--- START OF ENTRIES SHOWN ---

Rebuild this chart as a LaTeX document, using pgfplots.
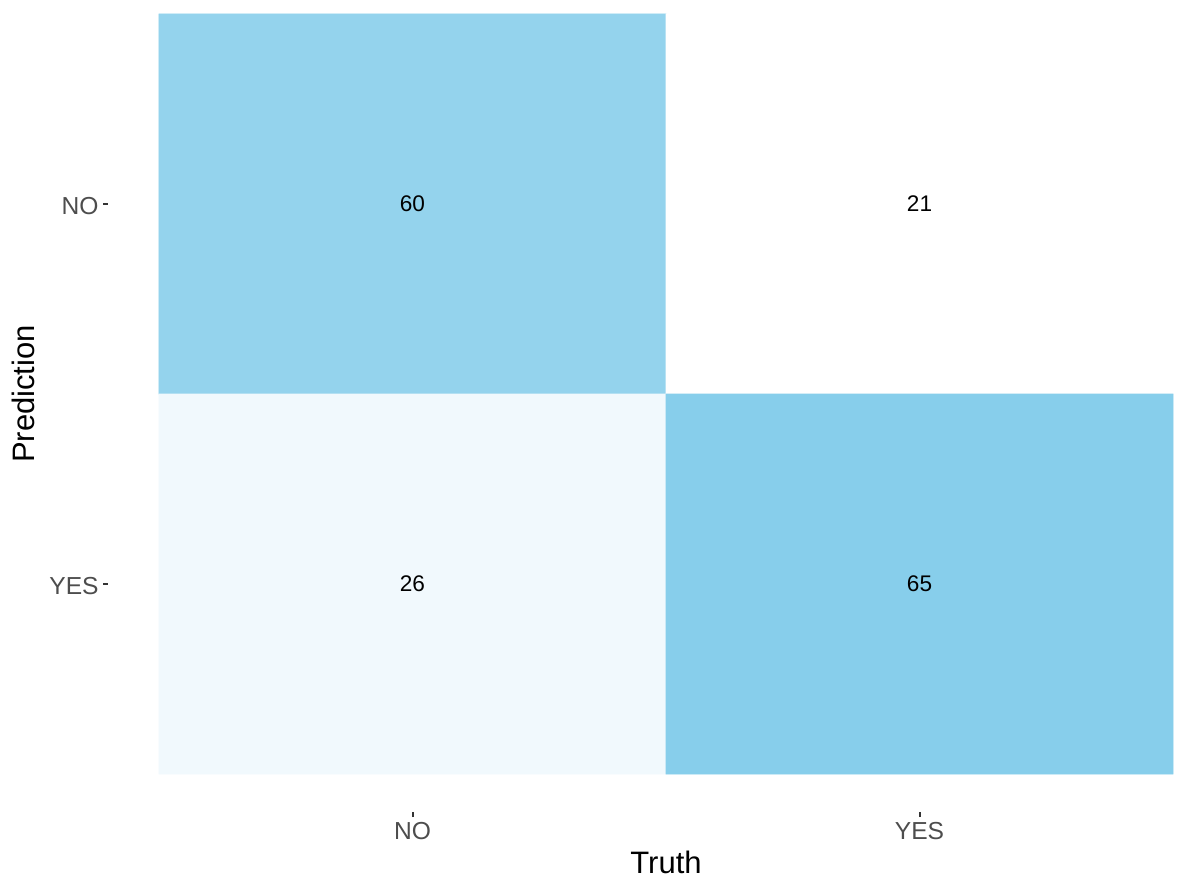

--- END OF ENTRIES SHOWN ---
--- START OF ENTRIES SHOWN ---

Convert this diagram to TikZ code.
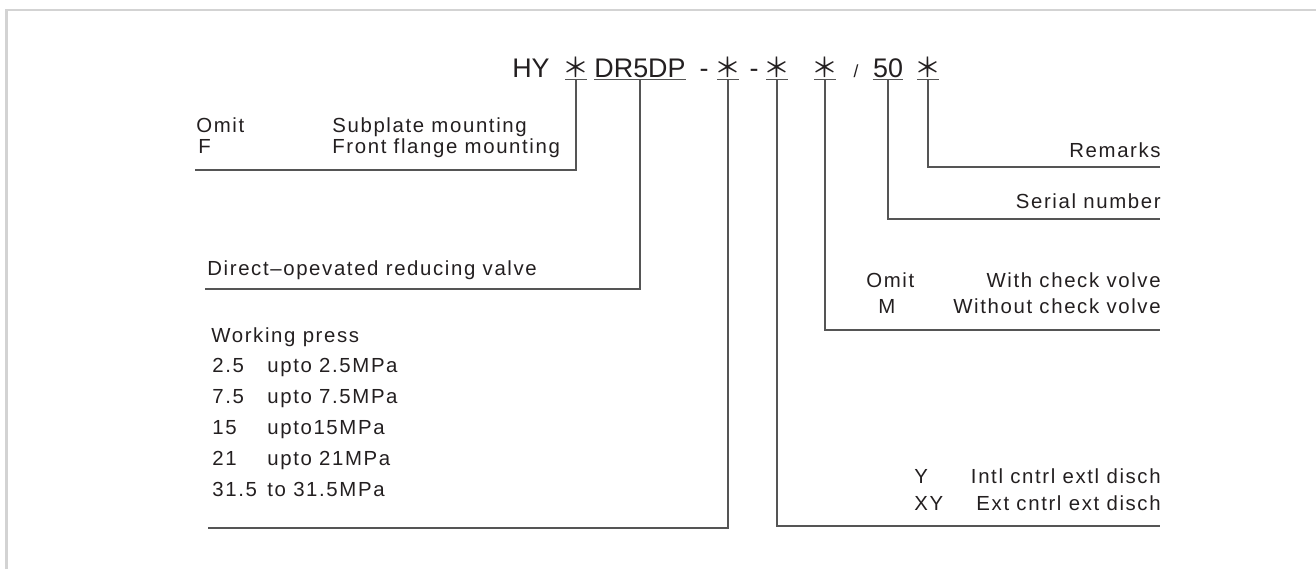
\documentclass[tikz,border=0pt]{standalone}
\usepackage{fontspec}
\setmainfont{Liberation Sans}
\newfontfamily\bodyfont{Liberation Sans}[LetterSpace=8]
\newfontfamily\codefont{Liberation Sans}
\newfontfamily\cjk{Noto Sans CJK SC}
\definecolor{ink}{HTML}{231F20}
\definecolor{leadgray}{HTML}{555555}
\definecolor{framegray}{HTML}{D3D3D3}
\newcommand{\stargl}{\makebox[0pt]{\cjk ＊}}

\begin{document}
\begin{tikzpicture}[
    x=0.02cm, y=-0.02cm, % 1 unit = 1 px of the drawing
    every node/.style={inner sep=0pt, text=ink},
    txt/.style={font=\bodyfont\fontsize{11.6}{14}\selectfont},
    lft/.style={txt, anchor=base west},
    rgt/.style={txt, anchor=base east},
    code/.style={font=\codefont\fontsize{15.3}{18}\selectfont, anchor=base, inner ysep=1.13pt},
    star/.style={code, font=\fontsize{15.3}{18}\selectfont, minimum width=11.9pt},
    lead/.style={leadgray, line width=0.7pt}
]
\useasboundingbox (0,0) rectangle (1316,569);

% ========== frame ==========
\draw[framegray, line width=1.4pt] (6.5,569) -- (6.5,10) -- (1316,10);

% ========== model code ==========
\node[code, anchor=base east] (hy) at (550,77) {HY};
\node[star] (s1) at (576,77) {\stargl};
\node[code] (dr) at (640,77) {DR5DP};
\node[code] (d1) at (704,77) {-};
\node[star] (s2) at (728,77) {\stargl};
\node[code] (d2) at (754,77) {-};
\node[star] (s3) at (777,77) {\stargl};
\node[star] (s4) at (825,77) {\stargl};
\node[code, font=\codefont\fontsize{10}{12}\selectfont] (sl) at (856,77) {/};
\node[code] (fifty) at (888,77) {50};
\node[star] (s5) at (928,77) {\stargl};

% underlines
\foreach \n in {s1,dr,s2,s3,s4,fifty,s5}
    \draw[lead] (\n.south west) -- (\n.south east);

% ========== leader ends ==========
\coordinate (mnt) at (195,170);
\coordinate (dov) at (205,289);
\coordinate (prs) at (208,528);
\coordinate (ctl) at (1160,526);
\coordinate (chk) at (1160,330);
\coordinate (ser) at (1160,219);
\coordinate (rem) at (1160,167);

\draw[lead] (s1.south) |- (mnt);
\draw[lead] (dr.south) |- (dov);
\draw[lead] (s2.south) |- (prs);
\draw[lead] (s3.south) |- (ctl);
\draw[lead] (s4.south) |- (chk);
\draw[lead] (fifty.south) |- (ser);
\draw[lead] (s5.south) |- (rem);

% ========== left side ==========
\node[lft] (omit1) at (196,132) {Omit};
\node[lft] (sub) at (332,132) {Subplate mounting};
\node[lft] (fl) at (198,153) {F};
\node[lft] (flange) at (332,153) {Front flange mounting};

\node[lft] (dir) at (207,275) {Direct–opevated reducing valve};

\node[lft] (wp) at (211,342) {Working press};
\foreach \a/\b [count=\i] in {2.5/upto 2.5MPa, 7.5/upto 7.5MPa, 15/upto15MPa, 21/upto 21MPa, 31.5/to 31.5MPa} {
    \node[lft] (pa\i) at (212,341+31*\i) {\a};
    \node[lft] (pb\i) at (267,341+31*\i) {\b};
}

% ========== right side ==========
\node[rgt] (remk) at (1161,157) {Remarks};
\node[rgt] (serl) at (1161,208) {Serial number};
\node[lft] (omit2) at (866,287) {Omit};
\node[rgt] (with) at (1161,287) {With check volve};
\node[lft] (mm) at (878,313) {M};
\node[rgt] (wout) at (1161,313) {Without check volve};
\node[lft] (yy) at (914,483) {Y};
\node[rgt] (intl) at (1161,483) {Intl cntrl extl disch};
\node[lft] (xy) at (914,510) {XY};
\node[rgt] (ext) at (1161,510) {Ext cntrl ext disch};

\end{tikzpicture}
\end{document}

--- END OF ENTRIES SHOWN ---

▶ REQUEST:
Look above for the line with "Convert this diagram to TikZ code." and the line with "(6.5,10) -- (1316,10);"; set down those two lines and all lines between them exactly, without pictures and without anything else.

▶ RESULT OF THE TASK:
Convert this diagram to TikZ code.
\documentclass[tikz,border=0pt]{standalone}
\usepackage{fontspec}
\setmainfont{Liberation Sans}
\newfontfamily\bodyfont{Liberation Sans}[LetterSpace=8]
\newfontfamily\codefont{Liberation Sans}
\newfontfamily\cjk{Noto Sans CJK SC}
\definecolor{ink}{HTML}{231F20}
\definecolor{leadgray}{HTML}{555555}
\definecolor{framegray}{HTML}{D3D3D3}
\newcommand{\stargl}{\makebox[0pt]{\cjk ＊}}

\begin{document}
\begin{tikzpicture}[
    x=0.02cm, y=-0.02cm, % 1 unit = 1 px of the drawing
    every node/.style={inner sep=0pt, text=ink},
    txt/.style={font=\bodyfont\fontsize{11.6}{14}\selectfont},
    lft/.style={txt, anchor=base west},
    rgt/.style={txt, anchor=base east},
    code/.style={font=\codefont\fontsize{15.3}{18}\selectfont, anchor=base, inner ysep=1.13pt},
    star/.style={code, font=\fontsize{15.3}{18}\selectfont, minimum width=11.9pt},
    lead/.style={leadgray, line width=0.7pt}
]
\useasboundingbox (0,0) rectangle (1316,569);

% ========== frame ==========
\draw[framegray, line width=1.4pt] (6.5,569) -- (6.5,10) -- (1316,10);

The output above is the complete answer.